As I said in my reply to Peter (see the update), Yao didn't claim that he solved the conjecture alone. He mentioned the works of Perelman, Hamilton, Zhu and Cao. That is why I was surprised by the level of Chinese mathematicians.

In my post, when I said "how he solved it!" I really meant how he contributed to the solution.

Best regards.

Anonymous said...

There was an interview with ST Yau on Qiao Bao (Chinese Overseas Newspaper), the media has little or no comments on the Poincare Conjecture and its solvers. It was question and answer type. Yau did claim that he was ONE of those who contributed to the Poincare Conjecture. But he did NOT CLAIM that he solve it.
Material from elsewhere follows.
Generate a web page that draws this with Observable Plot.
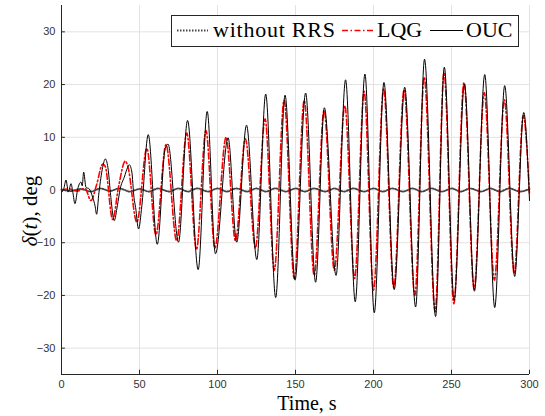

However, in another interview and talk, in which he composed a very beautiful poem (at least it's interesting poem) that describes his efforts and fascination in Poincare Conjecture. For contribution percentage, he modified a little in the QiaoBao, he probably didn't make clear before that: CHINESE MATHEMATICIANS'S TOTAL CONTRIBUTION TO THIS WHOLE WORK [Poincare Conjecture? or Topology or Ricci Flow or Geometrization? I do not know] IS NOT LESS THAN 30%. Previously, I read on a newpaper that quoted as Cao and Zhu's work takes about 30% of the credit. But this is probably a loose statement and not what Professor Yau meant; I don't think he intend to mislead the media.
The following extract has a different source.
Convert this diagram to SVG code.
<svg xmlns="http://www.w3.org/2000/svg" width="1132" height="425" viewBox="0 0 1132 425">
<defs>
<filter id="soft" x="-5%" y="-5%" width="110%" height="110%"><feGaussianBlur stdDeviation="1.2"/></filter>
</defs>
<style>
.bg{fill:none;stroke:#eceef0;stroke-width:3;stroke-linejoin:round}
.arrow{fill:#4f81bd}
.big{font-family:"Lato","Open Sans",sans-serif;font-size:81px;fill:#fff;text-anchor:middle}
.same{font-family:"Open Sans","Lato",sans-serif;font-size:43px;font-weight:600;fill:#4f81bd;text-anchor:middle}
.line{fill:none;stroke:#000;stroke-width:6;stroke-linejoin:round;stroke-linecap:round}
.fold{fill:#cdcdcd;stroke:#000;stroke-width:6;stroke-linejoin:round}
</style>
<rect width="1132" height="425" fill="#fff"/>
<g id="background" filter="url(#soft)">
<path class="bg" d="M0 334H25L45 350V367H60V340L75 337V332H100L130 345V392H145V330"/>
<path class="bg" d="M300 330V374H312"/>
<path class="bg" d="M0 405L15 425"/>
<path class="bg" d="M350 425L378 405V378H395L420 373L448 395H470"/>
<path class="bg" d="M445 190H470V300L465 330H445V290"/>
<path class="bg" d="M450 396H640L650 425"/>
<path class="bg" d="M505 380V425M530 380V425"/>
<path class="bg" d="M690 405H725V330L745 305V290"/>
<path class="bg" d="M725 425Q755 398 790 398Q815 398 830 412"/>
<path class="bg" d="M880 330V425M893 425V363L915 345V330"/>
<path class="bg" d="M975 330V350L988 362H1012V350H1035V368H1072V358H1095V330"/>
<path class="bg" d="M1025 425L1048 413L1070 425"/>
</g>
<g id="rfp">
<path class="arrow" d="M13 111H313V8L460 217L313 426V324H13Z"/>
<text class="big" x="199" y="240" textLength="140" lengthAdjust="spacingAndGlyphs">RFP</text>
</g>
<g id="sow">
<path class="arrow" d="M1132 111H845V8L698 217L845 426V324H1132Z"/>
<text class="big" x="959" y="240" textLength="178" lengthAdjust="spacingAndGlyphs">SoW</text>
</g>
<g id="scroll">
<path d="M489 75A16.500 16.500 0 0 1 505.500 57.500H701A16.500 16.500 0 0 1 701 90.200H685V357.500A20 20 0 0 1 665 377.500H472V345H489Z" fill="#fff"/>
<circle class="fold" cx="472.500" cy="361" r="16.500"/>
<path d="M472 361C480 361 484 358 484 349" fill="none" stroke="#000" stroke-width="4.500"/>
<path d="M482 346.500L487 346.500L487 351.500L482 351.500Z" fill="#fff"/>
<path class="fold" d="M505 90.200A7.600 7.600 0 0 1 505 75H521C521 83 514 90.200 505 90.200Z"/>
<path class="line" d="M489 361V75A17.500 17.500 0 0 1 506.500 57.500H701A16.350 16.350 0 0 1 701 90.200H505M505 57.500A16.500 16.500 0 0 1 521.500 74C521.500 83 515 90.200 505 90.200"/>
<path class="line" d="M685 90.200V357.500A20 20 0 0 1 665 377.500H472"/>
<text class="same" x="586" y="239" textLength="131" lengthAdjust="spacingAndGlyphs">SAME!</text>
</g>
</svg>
I agree that since Professor SS CHERN passed away, Yau is the single most influential Chinese mathematician. Tian Gang seems to be very prolific and able mathematician too, but his influence can not yet match Yau's. You can go to math Genealogy and check out Professor Yau's students--most of them are very successful mathematicians on their own. I think Yau would probably get the Wolf Prize soon. Among all the Fields Medal winners, only Yau have so many successful students. Mathematical Monster--an nick name that some of us assigned to Professor Thurston for he's such a haughty genius and polymath that most of us envy yet respect. Read this http://www.news.cornell.edu/chronicle/02/11.21.02/Thurston_profile.html
Thurston is one of the few who received the Alan Waterman Prize, the first one being Fefferman. Other receipients are Gang Tian, Edelsbrunner, Emmanel Candes, Friedman. But the only ones who are of the same rank as Thurston are the undisputed (genius and polymath): Bombieri, Charles Fefferman, (Bourgain?). However, all four of these geniuses do not have as many successful students as Yau, though Thurston has done better than the other three genius-polymathes, and has Kerkoff, Gabai etc being the most outstanding ones. Probably geniuses are just concentrating on their own work and have not met the right students of their expectation and have high expectation with their students, who knows. Sometimes working with a genius can hurt your feeling of being an ordinary scholar :P But anyway, hey, less than 2 weeks left for ICM...I am so looking forward to it!!!Everyone says Terence Tao and Perelman are on the Fields Medal list, we'll see

Anonymous said...

S. Chan. When being fair and trying to find out the truth, there is NO ethical issues attached--people just want to know the truth. I am an as good Chinese as you are S. Chan. But sometimes we need to be unbiased, that we can grow stronger.

Anonymous said...

Everyone agrees that Yau is a brilliant and important mathematician (much more so than Perelman, Hamilton, Zhu or Cao),

Is that a fully Boolean assertion,
i.e. say Yau is much more important than Perelman et al AND Yau much more brilliant than Perelman et al?

But hey, you probably could be given the benefit of the doubt on the subtle points of diplomatic communication in a second language.